On subsequent frames in our recorded animation we run the SpineBase position through the plane equation to figure out how far away from the floor plane the skeleton currently is in Kinect space. When the person jumps up, the distance will increase from the initial distance we stored. When the person ducks, the distance will decrease. In either case, we can calculate the percentage of their initial height like so:

percentHeight = currentHeight / initialHeight

Suppose the initial SpineBase height is 1 meter. On a later frame, the person then ducks so their SpineBase is at 50 centimeters (half a meter). Our calculation above will give us a percentHeight of 50 / 100 = 0.5. All we have to do is multiply the initial SpineBase position of our 3D test model by 0.5 and our model will move down by half of its SpineBase height regardless of the height of the actual person we’re recording.

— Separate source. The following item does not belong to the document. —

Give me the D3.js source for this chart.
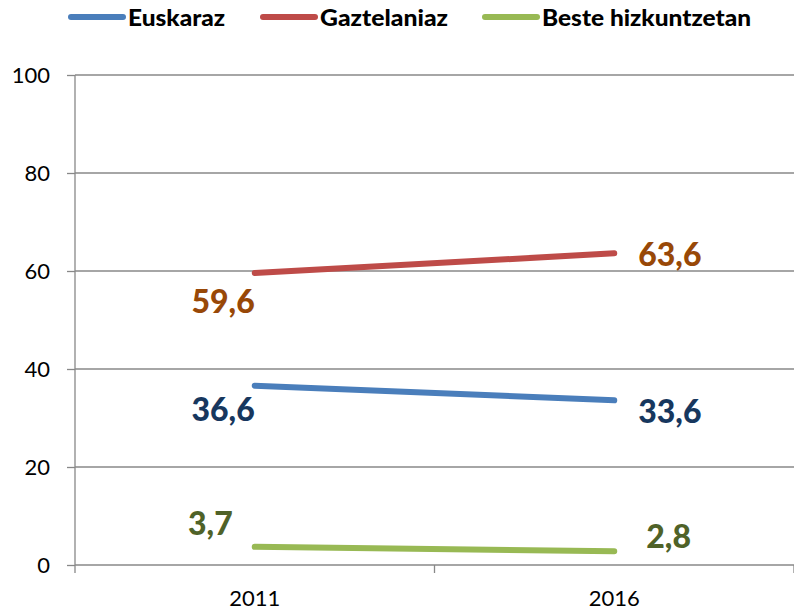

And that’s it. By applying proportional changes in the height of the SpineBase joint instead of raw changes in height, our test model will move vertically in the same way as the person being recorded but at a scale appropriate for the test model. If we wanted to, we could apply a similar technique to the X and Z movements of our test model. This could be useful for having the model move along at an appropriate rate where the person we’re recording is walking or running, for example.

Limb Rotations

One last topic I wanted to briefly touch on is that of limb rotations. I’ve left it for the end because it’s something I haven’t dealt with yet in my own experiments with the Kinect data. However, if you’re playing with Kinect data you’ve probably already encountered the issue of bad limb rotations.

The Kinect sensor works quite well for recording body information, but it’s not perfect. Arms and legs can cause the Kinect sensor some problems. Especially the forearms.

If you stick your arms straight out in front of you, palms pointed in, and then rotate them so they’re still straight out but your palms are pointed outwards, you’ll see that there’s really very little physical difference in how your arms (ignoring your hands) appear. These type of bone aligned rotations can cause the Kinect issues where from one frame to the next the Kinect may decide that a person’s arm has suddenly rotated 180 degrees and then on a subsequent frame it may rotate back again.

I haven’t done anything yet to try to filter out these bad rotations so I have no real recommendations on how to handle this problem. Just be aware that if you’re seeing this happen with your Kinect data that it is more than likely coming from the data from the Kinect itself and is not a mistake in any code you may have written.


It took a while to get through all the issues – three blog posts to be exact – but we now have motion capture data recorded from real people using the Kinect that we can reasonably apply to our virtual 3D models. A few issues remain (mostly just the bad limb rotations) and doubtless many improvements could be made but hopefully this miniseries will allow you to have some fun with your Kinect. Good luck!